▸ **What the exercise asks**
Across all the lines below, how many contain the string "that"? Please reply with the number only.
# START OF Input records
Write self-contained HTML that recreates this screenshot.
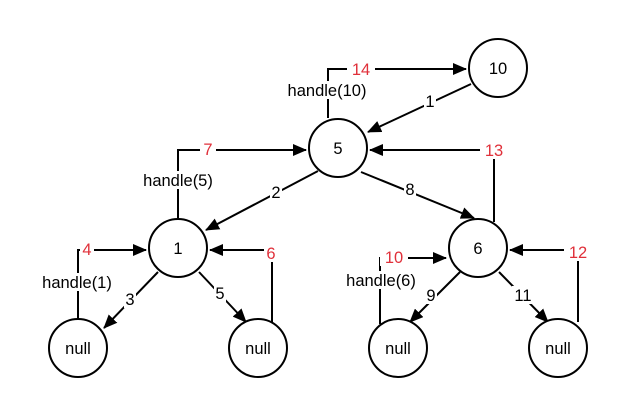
<!DOCTYPE html>
<html><head><style>
html,body{margin:0;padding:0;background:#fff;}
svg{display:block;}
text{font-family:"Liberation Sans",sans-serif;font-size:16.5px;}
</style></head><body>
<svg width="628" height="420" viewBox="0 0 628 420">
<defs>
<marker id="a" markerWidth="14" markerHeight="12" refX="13" refY="6" orient="auto" markerUnits="userSpaceOnUse">
<path d="M0,0 L14,6 L0,12 z" fill="#000"/>
</marker>
</defs>
<g stroke="#000" stroke-width="2" fill="none">
<polyline points="328,118 328,69 466,69" marker-end="url(#a)"/>
<line x1="471" y1="84" x2="368" y2="132" marker-end="url(#a)"/>
<polyline points="178,218 178,150 306,150" marker-end="url(#a)"/>
<line x1="318" y1="171" x2="206" y2="230" marker-end="url(#a)"/>
<line x1="361" y1="172" x2="474" y2="218" marker-end="url(#a)"/>
<polyline points="494,222 494,150 370,150" marker-end="url(#a)"/>
<polyline points="78,320 78,250 146,250" marker-end="url(#a)"/>
<line x1="158" y1="272" x2="104" y2="328" marker-end="url(#a)"/>
<line x1="199" y1="272" x2="246" y2="322" marker-end="url(#a)"/>
<polyline points="272,322 272,250 210,250" marker-end="url(#a)"/>
<polyline points="380,324 380,258 446,258" marker-end="url(#a)"/>
<line x1="460" y1="272" x2="410" y2="322" marker-end="url(#a)"/>
<line x1="499" y1="272" x2="548" y2="322" marker-end="url(#a)"/>
<polyline points="578,322 578,250 510,250" marker-end="url(#a)"/>
</g>
<g stroke="#000" stroke-width="2" fill="#fff">
<circle cx="498" cy="68" r="29"/>
<circle cx="338" cy="148" r="29"/>
<circle cx="178" cy="248" r="29"/>
<circle cx="478" cy="248" r="29"/>
<circle cx="78" cy="348" r="29"/>
<circle cx="258" cy="348" r="29"/>
<circle cx="398" cy="348" r="29"/>
<circle cx="558" cy="348" r="29"/>
</g>
<g text-anchor="middle">
<text x="498" y="74">10</text>
<text x="338" y="154">5</text>
<text x="178" y="254">1</text>
<text x="478" y="254">6</text>
<text x="78" y="354">null</text>
<text x="258" y="354">null</text>
<text x="398" y="354">null</text>
<text x="558" y="354">null</text>
</g>
<g text-anchor="middle">
<rect x="347" y="60" width="28" height="18" fill="#fff"/><text x="361" y="75" fill="#e0303a">14</text>
<rect x="282" y="81" width="92" height="18" fill="#fff"/><text x="327" y="96">handle(10)</text>
<rect x="424" y="92" width="12" height="18" fill="#fff"/><text x="430" y="107">1</text>
<rect x="200" y="141" width="16" height="18" fill="#fff"/><text x="208" y="155" fill="#e0303a">7</text>
<rect x="136" y="171" width="84" height="18" fill="#fff"/><text x="178" y="186">handle(5)</text>
<rect x="270" y="183" width="12" height="18" fill="#fff"/><text x="276" y="198">2</text>
<rect x="404" y="180" width="12" height="18" fill="#fff"/><text x="410" y="195">8</text>
<rect x="480" y="141" width="28" height="18" fill="#fff"/><text x="494" y="156" fill="#e0303a">13</text>
<rect x="80" y="240" width="14" height="18" fill="#fff"/><text x="87" y="255" fill="#e0303a">4</text>
<rect x="36" y="273" width="84" height="18" fill="#fff"/><text x="77" y="288">handle(1)</text>
<rect x="124" y="290" width="12" height="18" fill="#fff"/><text x="130" y="305">3</text>
<rect x="214" y="284" width="12" height="18" fill="#fff"/><text x="220" y="299">5</text>
<rect x="264" y="244" width="14" height="18" fill="#fff"/><text x="271" y="259" fill="#e0303a">6</text>
<rect x="380" y="248" width="28" height="18" fill="#fff"/><text x="394" y="263" fill="#e0303a">10</text>
<rect x="339" y="271" width="84" height="18" fill="#fff"/><text x="381" y="286">handle(6)</text>
<rect x="425" y="286" width="12" height="18" fill="#fff"/><text x="431" y="301">9</text>
<rect x="512" y="286" width="22" height="18" fill="#fff"/><text x="523" y="301">11</text>
<rect x="564" y="243" width="28" height="18" fill="#fff"/><text x="578" y="258" fill="#e0303a">12</text>
</g>
</svg>
</body></html>
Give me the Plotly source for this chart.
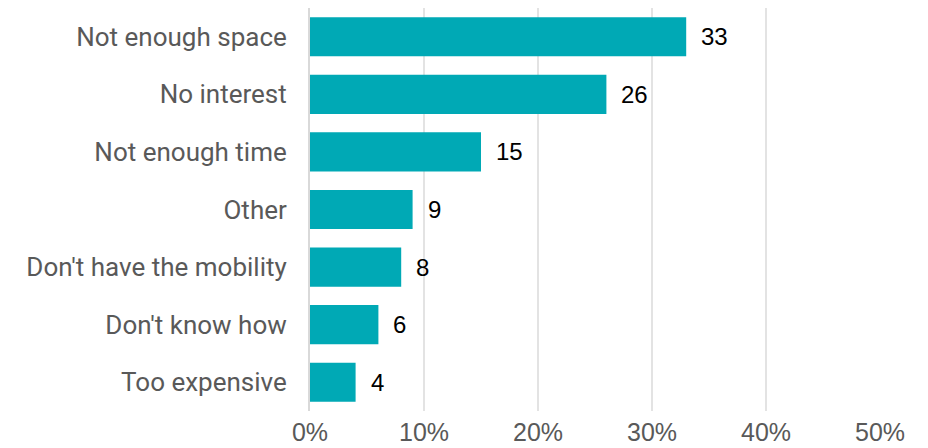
import plotly.graph_objects as go

# Reasons given, top to bottom, with share of respondents (%)
reasons = [
    "Not enough space",
    "No interest",
    "Not enough time",
    "Other",
    "Don't have the mobility",
    "Don't know how",
    "Too expensive",
]
shares = [33, 26, 15, 9, 8, 6, 4]
x_ticks = [0, 10, 20, 30, 40, 50]
x_tick_labels = ["0%", "10%", "20%", "30%", "40%", "50%"]

BAR_COLOR = "#00A9B5"
LABEL_GRAY = "#595959"

fig = go.Figure(
    go.Bar(
        x=shares,
        y=reasons,
        orientation="h",
        marker=dict(color=BAR_COLOR, line=dict(width=0)),
        hoverinfo="skip",
    )
)

# Value labels to the right of each bar
for reason, share in zip(reasons, shares):
    fig.add_annotation(
        x=share,
        y=reason,
        text=str(share),
        showarrow=False,
        xanchor="left",
        xshift=13,
        font=dict(family="Liberation Sans, Arial, sans-serif", size=24, color="#000000"),
    )

fig.update_layout(
    width=928,
    height=448,
    margin=dict(l=310, r=48, t=8, b=37),
    paper_bgcolor="white",
    plot_bgcolor="white",
    bargap=0.32,
    showlegend=False,
    font=dict(family="Liberation Sans, Arial, sans-serif", size=24, color=LABEL_GRAY),
    xaxis=dict(
        range=[0, 50],
        tickvals=x_ticks,
        ticktext=x_tick_labels,
        showgrid=True,
        gridcolor="#E3E3E3",
        gridwidth=1.5,
        zeroline=False,
        showline=False,
        ticks="",
        tickfont=dict(size=25, color=LABEL_GRAY),
        ticklabelstandoff=4,
        automargin=False,
    ),
    yaxis=dict(
        categoryorder="array",
        categoryarray=list(reversed(reasons)),
        showline=True,
        linecolor="#D9D9D9",
        linewidth=2,
        showgrid=False,
        ticks="",
        tickfont=dict(family="Roboto, Liberation Sans, sans-serif", size=26, color=LABEL_GRAY),
        ticklabelstandoff=16,
        automargin=False,
    ),
)

fig.write_html("out.html")
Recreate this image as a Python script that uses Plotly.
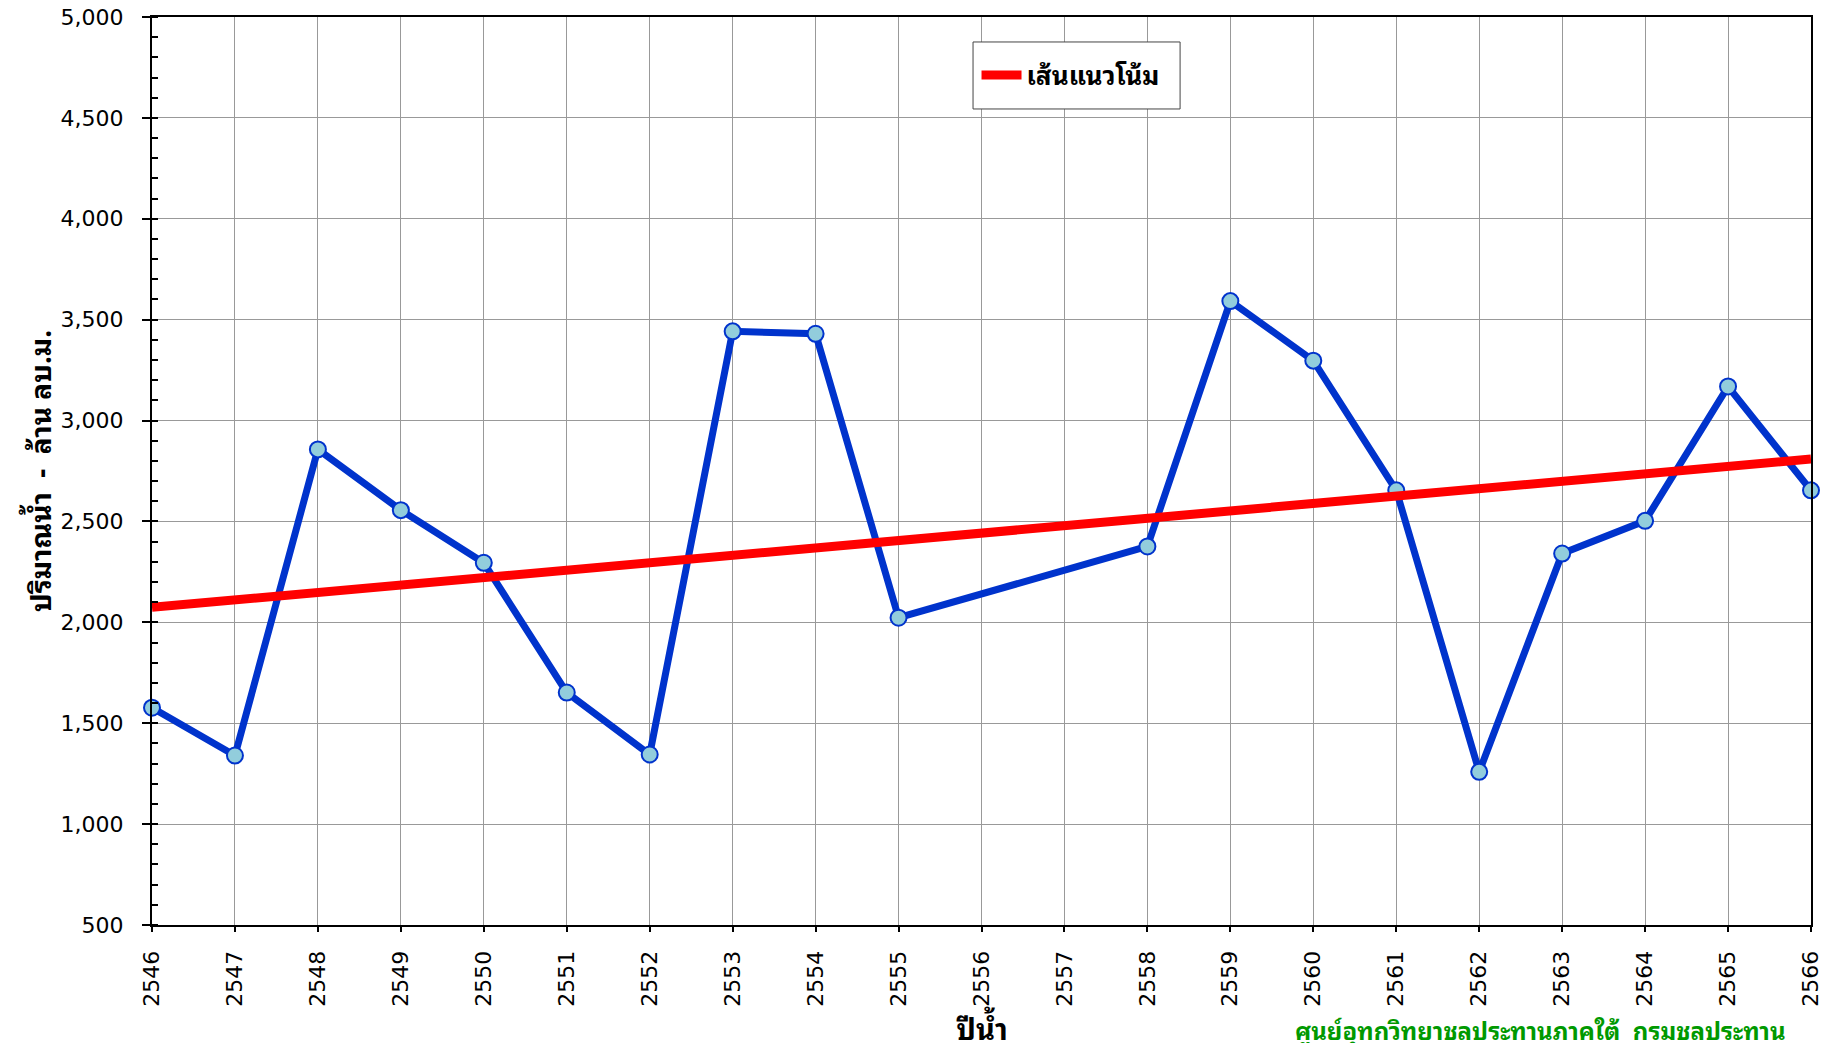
# END OF Input records
▸ **Exercise solution**
2